Prime Minister Manmohan Singh will be participating in the Commonwealth Heads of Government (CHOGM) meeting in Port of Spain, set for Nov 27-29. It’s not clear who will represent Pakistan at the summit, but it could be either President Asif Ali Zardari or Prime Minister Yousaf Raza Gilani, sources in Pakistan’s high commission said here.
The two leaders are likely to meet, though no dates have been set, the sources said.
This will be the first meeting between the top leaders of India and Pakistan after Manmohan Singh met Gilani at Sharm el-Sheikh in Egypt July 16 and agreed to a contentious formulation that sought to give Islamabad some space to crack down on anti-India militants by delinking terrorism from the composite dialogue process. But there was little action by the Pakistani side in the next three months.
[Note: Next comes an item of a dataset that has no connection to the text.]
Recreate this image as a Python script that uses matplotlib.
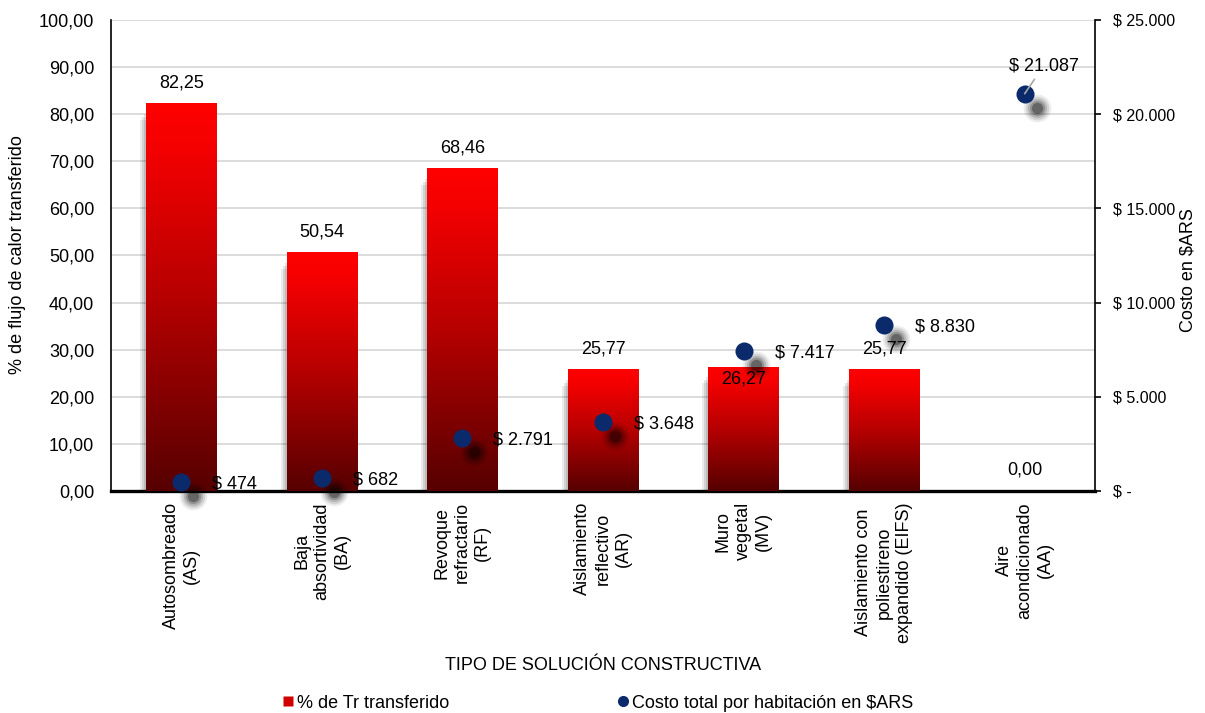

Not surprisingly, the meeting between External Affairs Minister S.M. Krishna and his Pakistani counterpart Shah Mehmood Qureshi on the sidelines of the UNGA in New York Sunday failed to thaw the freeze in dialogue, which was suspended after the Mumbai attacks last year.
Pakistan predictably made a renewed pitch for restarting the dialogue and India asked for more concrete action against terrorists.
“We told Pakistan that India still has serious concerns about terror groups there and underlined the need for concrete and effective steps against these entities,” Krishna said in New York after a 100-minute meeting with Qureshi.
New Delhi has repeatedly expressed its unhappiness with the lack of adequate action by Islamabad to punish the perpetrators of the Mumbai carnage, specially against Hafeez Saaed, whom New Delhi regards as the chief architect of the 26/11 mayhem in which 170 people were killed and hundreds injured.
“It was predictable. What outcome do you expect when there is virtually no action by Pakistan against the Mumbai terrorists and the larger infrastructure of terrorism?,” G. Parthasarathy, a former Indian envoy to Pakistan, told IANS.
“If Pakistan does not satisfy India with its action on terrorism, how can it be business-as-usual?” said Satish Chandra, a former deputy national security adviser.
Ahead of the talks between the two foreign ministers, Prime Minister Manmohan Singh made it clear that Pakistan must give up “its old attitude of using terror as an instrument of state policy” if it wants meaningful dialogue with India.
This was the message Krishna reinforced, telling Qureshi only “concrete and effective steps” against the anti-India terror infrastructure can convince it about the sincerity of Pakistan.
The hardening of India’s stand was also evident in its polite ‘No’ to Pakistan’s proposal for back-channel talks.
The ball is now in Pakistan’s court.
Pakistan has two more months to prove its anti-terror pledge and punish the Mumbai attackers before the leaders of the two countries meet in Port of Spain.